30 Years a Watchtower Slave: The Confessions of a Converted Jehovah's Witness by Schnell William J

30 Years a Watchtower Slave: The Confessions of a Converted Jehovah's Witness by Schnell William J

Author:Schnell, William J. [Schnell, William J.]
Language: eng
Format: mobi, epub
ISBN: 9780801063848
Publisher: Baker Publishing Group
Published: 2002-01-01T00:00:00+00:00


UPHELD BY THE COURTS

■ Suspicions Aroused

As the worldwide campaign to sell the Watchtower books, booklets and magazines continued, there were those who began to recognize it for the racket which it was. Officials and other groups were beginning to suspect that perhaps the enormous sales of this Watchtower merchandise and religious goods under the guise of practicing religion, were no more than business sales without a license. Here and there articles in the press and in magazines raised questions. There was, for instance, in the year 1940 an article by Stanley High, in the Saturday Evening Post entitled, “Armageddon, Inc.” Being subjected to this sort of publicity, the Watchtower High Command had to counteract.

The Watchtower Society knew that the opposition came from those who were basically religious and valued religious freedom. In designing countermoves to destroy the growing impression that the Watchtower campaign was a racket, the Society took this fact into account. Whenever Jehovah’s Witnesses were arrested for selling books without a license, legal action was immediately begun to establish that this was merely preaching by use of the printed page instead of the spoken word. This claim of religious freedom as a justification for their practices was repeated again and again, despite numerous defeats. They were much too astute to give up this chain of court trials and subsequent convictions, arrests and rearrests, and mass actions followed by still more arrests.

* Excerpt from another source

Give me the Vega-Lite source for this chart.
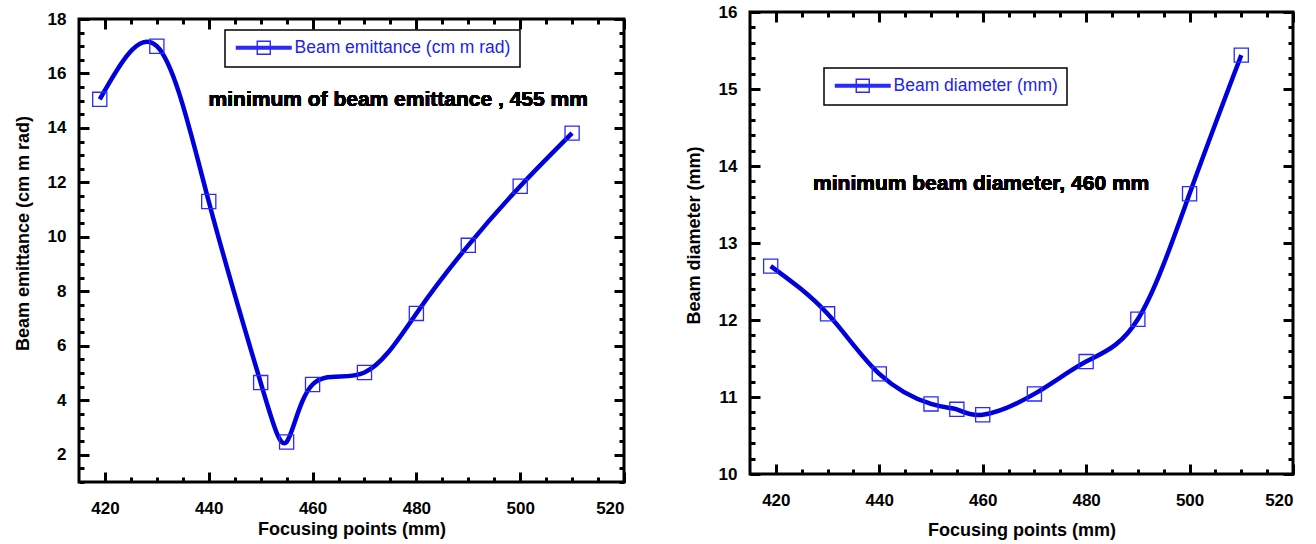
{
  "$schema": "https://vega.github.io/schema/vega-lite/v6.json",
  "background": "white",
  "padding": {"left": 12, "top": 1, "right": 5, "bottom": 5},
  "spacing": 56,
  "resolve": {"scale": {"color": "independent"}, "legend": {"color": "independent"}},
  "datasets": {
    "emit": [
      {"focus": 419, "value": 15.05, "series": "Beam emittance (cm m rad)"},
      {"focus": 430, "value": 17.0, "series": "Beam emittance (cm m rad)"},
      {"focus": 440, "value": 11.3, "series": "Beam emittance (cm m rad)"},
      {"focus": 450, "value": 4.65, "series": "Beam emittance (cm m rad)"},
      {"focus": 455, "value": 2.47, "series": "Beam emittance (cm m rad)"},
      {"focus": 460, "value": 4.58, "series": "Beam emittance (cm m rad)"},
      {"focus": 470, "value": 5.02, "series": "Beam emittance (cm m rad)"},
      {"focus": 480, "value": 7.19, "series": "Beam emittance (cm m rad)"},
      {"focus": 490, "value": 9.69, "series": "Beam emittance (cm m rad)"},
      {"focus": 500, "value": 11.86, "series": "Beam emittance (cm m rad)"},
      {"focus": 510, "value": 13.81, "series": "Beam emittance (cm m rad)"}
    ],
    "diam": [
      {"focus": 419, "value": 12.70, "series": "Beam diameter (mm)"},
      {"focus": 430, "value": 12.08, "series": "Beam diameter (mm)"},
      {"focus": 440, "value": 11.30, "series": "Beam diameter (mm)"},
      {"focus": 450, "value": 10.91, "series": "Beam diameter (mm)"},
      {"focus": 455, "value": 10.84, "series": "Beam diameter (mm)"},
      {"focus": 460, "value": 10.77, "series": "Beam diameter (mm)"},
      {"focus": 470, "value": 11.04, "series": "Beam diameter (mm)"},
      {"focus": 480, "value": 11.46, "series": "Beam diameter (mm)"},
      {"focus": 490, "value": 12.01, "series": "Beam diameter (mm)"},
      {"focus": 500, "value": 13.64, "series": "Beam diameter (mm)"},
      {"focus": 510, "value": 15.44, "series": "Beam diameter (mm)"}
    ]
  },
  "config": {
    "view": {"stroke": "black", "strokeWidth": 3},
    "font": "Liberation Sans",
    "axis": {
      "domain": false, "grid": false,
      "tickColor": "black", "tickWidth": 3, "tickCap": "butt",
      "labelFont": "Liberation Sans", "labelFontWeight": "bold", "labelFontSize": 17, "labelColor": "black",
      "titleFont": "Liberation Sans", "titleFontWeight": "bold", "titleFontSize": 18, "titleColor": "black"
    },
    "legend": {
      "strokeColor": "black", "fillColor": "white", "strokeWidth": 1.5,
      "padding": 9, "title": null,
      "labelFont": "Liberation Sans", "labelFontSize": 17.5, "labelColor": "#2222ee", "labelLimit": 400,
      "symbolType": "M-4,-0.2L4,-0.2M-4,0L4,0M-4,0.2L4,0.2M-0.93,-0.93L0.93,-0.93L0.93,0.93L-0.93,0.93Z",
      "symbolSize": 196, "symbolOffset": 21, "labelOffset": 22, "symbolOpacity": 1,
      "symbolStrokeColor": "#0000dd", "symbolStrokeWidth": 1.4, "symbolFillColor": "transparent"
    }
  },
  "hconcat": [
    {
      "vconcat": [
        {
          "width": 1, "height": 1,
          "view": {"stroke": null},
          "data": {"values": []},
          "mark": "point",
          "encoding": {}
        },
        {
          "width": 545, "height": 463,
          "data": {"name": "emit"},
          "layer": [
            {
              "mark": {"type": "line", "interpolate": "natural", "color": "#0000dd", "strokeWidth": 4.5},
              "encoding": {
                "x": {"field": "focus", "type": "quantitative",
                  "scale": {"domain": [415, 520], "nice": false, "zero": false},
                  "axis": {"orient": "bottom", "values": [420, 440, 460, 480, 500, 520], "tickSize": -10, "labelPadding": 28, "labelBaseline": "top", "title": "Focusing points (mm)", "titlePadding": 4}},
                "y": {"field": "value", "type": "quantitative",
                  "scale": {"domain": [1, 18], "nice": false, "zero": false},
                  "axis": {"orient": "left", "values": [2, 4, 6, 8, 10, 12, 14, 16, 18], "tickSize": -10, "labelPadding": 23, "title": "Beam emittance (cm m rad)", "titlePadding": 15, "titleY": 214}}
              }
            },
            {
              "mark": {"type": "square", "filled": false, "size": 200, "strokeWidth": 1.3, "opacity": 1},
              "encoding": {
                "x": {"field": "focus", "type": "quantitative",
                  "axis": {"orient": "bottom", "values": [420,425,430,435,440,445,450,455,460,465,470,475,480,485,490,495,500,505,510,515,520], "tickSize": -5, "labels": false, "title": null}},
                "y": {"field": "value", "type": "quantitative",
                  "axis": {"orient": "left", "values": [1,1.5,2,2.5,3,3.5,4,4.5,5,5.5,6,6.5,7,7.5,8,8.5,9,9.5,10,10.5,11,11.5,12,12.5,13,13.5,14,14.5,15,15.5,16,16.5,17,17.5,18], "tickSize": -5, "labels": false, "title": null}},
                "color": {"field": "series", "type": "nominal", "scale": {"range": ["#2a2aff"]},
                  "legend": {"orient": "none", "legendX": 146, "legendY": 18}}
              }
            },
            {
              "mark": {"type": "text", "text": "minimum of beam emittance , 455 mm", "font": "Liberation Sans", "fontWeight": "bold", "fontSize": 21, "color": "black"},
              "encoding": {
                "x": {"datum": 476.5, "type": "quantitative",
                  "axis": {"orient": "top", "values": [420, 440, 460, 480, 500, 520], "tickSize": -10, "labels": false, "title": null}},
                "y": {"datum": 15.03, "type": "quantitative",
                  "axis": {"orient": "right", "values": [2, 4, 6, 8, 10, 12, 14, 16, 18], "tickSize": -10, "labels": false, "title": null}}
              }
            },
            {
              "mark": {"type": "line", "opacity": 0},
              "encoding": {
                "x": {"field": "focus", "type": "quantitative",
                  "axis": {"orient": "top", "values": [420,425,430,435,440,445,450,455,460,465,470,475,480,485,490,495,500,505,510,515,520], "tickSize": -5, "labels": false, "title": null}},
                "y": {"field": "value", "type": "quantitative",
                  "axis": {"orient": "right", "values": [1,1.5,2,2.5,3,3.5,4,4.5,5,5.5,6,6.5,7,7.5,8,8.5,9,9.5,10,10.5,11,11.5,12,12.5,13,13.5,14,14.5,15,15.5,16,16.5,17,17.5,18], "tickSize": -5, "labels": false, "title": null}}
              }
            }
          ],
          "resolve": {"axis": {"x": "independent", "y": "independent"}}
        }
      ],
      "spacing": 6,
      "bounds": "flush"
    },
    {
      "width": 543, "height": 462,
      "data": {"name": "diam"},
      "layer": [
        {
          "mark": {"type": "line", "interpolate": "natural", "color": "#0000dd", "strokeWidth": 4.5},
          "encoding": {
            "x": {"field": "focus", "type": "quantitative",
              "scale": {"domain": [415, 520], "nice": false, "zero": false},
              "axis": {"orient": "bottom", "values": [420, 440, 460, 480, 500, 520], "tickSize": -10, "labelPadding": 28, "labelBaseline": "top", "title": "Focusing points (mm)", "titlePadding": 13}},
            "y": {"field": "value", "type": "quantitative",
              "scale": {"domain": [10, 16], "nice": false, "zero": false},
              "axis": {"orient": "left", "values": [10, 11, 12, 13, 14, 15, 16], "tickSize": -10, "labelPadding": 23, "title": "Beam diameter (mm)", "titlePadding": 15, "titleY": 223}}
          }
        },
        {
          "mark": {"type": "square", "filled": false, "size": 200, "strokeWidth": 1.3, "opacity": 1},
          "encoding": {
            "x": {"field": "focus", "type": "quantitative",
              "axis": {"orient": "bottom", "values": [420,425,430,435,440,445,450,455,460,465,470,475,480,485,490,495,500,505,510,515,520], "tickSize": -5, "labels": false, "title": null}},
            "y": {"field": "value", "type": "quantitative",
              "axis": {"orient": "left", "values": [10,10.2,10.4,10.6,10.8,11,11.2,11.4,11.6,11.8,12,12.2,12.4,12.6,12.8,13,13.2,13.4,13.6,13.8,14,14.2,14.4,14.6,14.8,15,15.2,15.4,15.6,15.8,16], "tickSize": -5, "labels": false, "title": null}},
            "color": {"field": "series", "type": "nominal", "scale": {"range": ["#2a2aff"]},
              "legend": {"orient": "none", "legendX": 74, "legendY": 56}}
          }
        },
        {
          "mark": {"type": "text", "text": "minimum beam diameter, 460 mm", "font": "Liberation Sans", "fontWeight": "bold", "fontSize": 21, "color": "black"},
          "encoding": {
            "x": {"datum": 459.7, "type": "quantitative",
              "axis": {"orient": "top", "values": [420, 440, 460, 480, 500, 520], "tickSize": -10, "labels": false, "title": null}},
            "y": {"datum": 13.77, "type": "quantitative",
              "axis": {"orient": "right", "values": [10, 11, 12, 13, 14, 15, 16], "tickSize": -10, "labels": false, "title": null}}
          }
        },
        {
          "mark": {"type": "line", "opacity": 0},
          "encoding": {
            "x": {"field": "focus", "type": "quantitative",
              "axis": {"orient": "top", "values": [420,425,430,435,440,445,450,455,460,465,470,475,480,485,490,495,500,505,510,515,520], "tickSize": -5, "labels": false, "title": null}},
            "y": {"field": "value", "type": "quantitative",
              "axis": {"orient": "right", "values": [10,10.2,10.4,10.6,10.8,11,11.2,11.4,11.6,11.8,12,12.2,12.4,12.6,12.8,13,13.2,13.4,13.6,13.8,14,14.2,14.4,14.6,14.8,15,15.2,15.4,15.6,15.8,16], "tickSize": -5, "labels": false, "title": null}}
          }
        }
      ],
      "resolve": {"axis": {"x": "independent", "y": "independent"}}
    }
  ]
}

This surefire pattern served its purpose well. It slowly but surely began to create the impression that the Jehovah’s Witnesses were being persecuted for practicing their “religion,” and the accusation that they were conducting a racket gradually fell away. At the same time the Organizational leaders hoped that they were now beginning to realize the fondest dream of the Watchtower Society, to be recognized as the religion of the land and then of the whole world.

This dream was first visualized by the Judge, during his arrest and subsequent conviction and the dissolution of the Society. This was and remains the goal toward which the whole Organization gravitates, which is, to make the whole world a New World Society. They knew that they could ride a long way toward this goal on the widespread innate sympathy for the underdog. Before this campaign started the people had begun to refuse to buy books any longer in ordinary house-to-house work. Now many again became interested if for no other reason than to support Jehovah’s Witnesses in the fight.

How this actually worked out in practice is illustrated by an experience I had while witnessing in Plainfield, New Jersey. I had just left one house, having placed two bound books there, when I noticed a police car moving slowly toward the curb. The officers called to me, but I pretended that I did not hear them. I proceeded to the porch of the next house. A man watching from the window quickly opened the door for me even before I knocked, and I entered. I thus got unsolicited aid in foiling the attempt of the police to arrest me.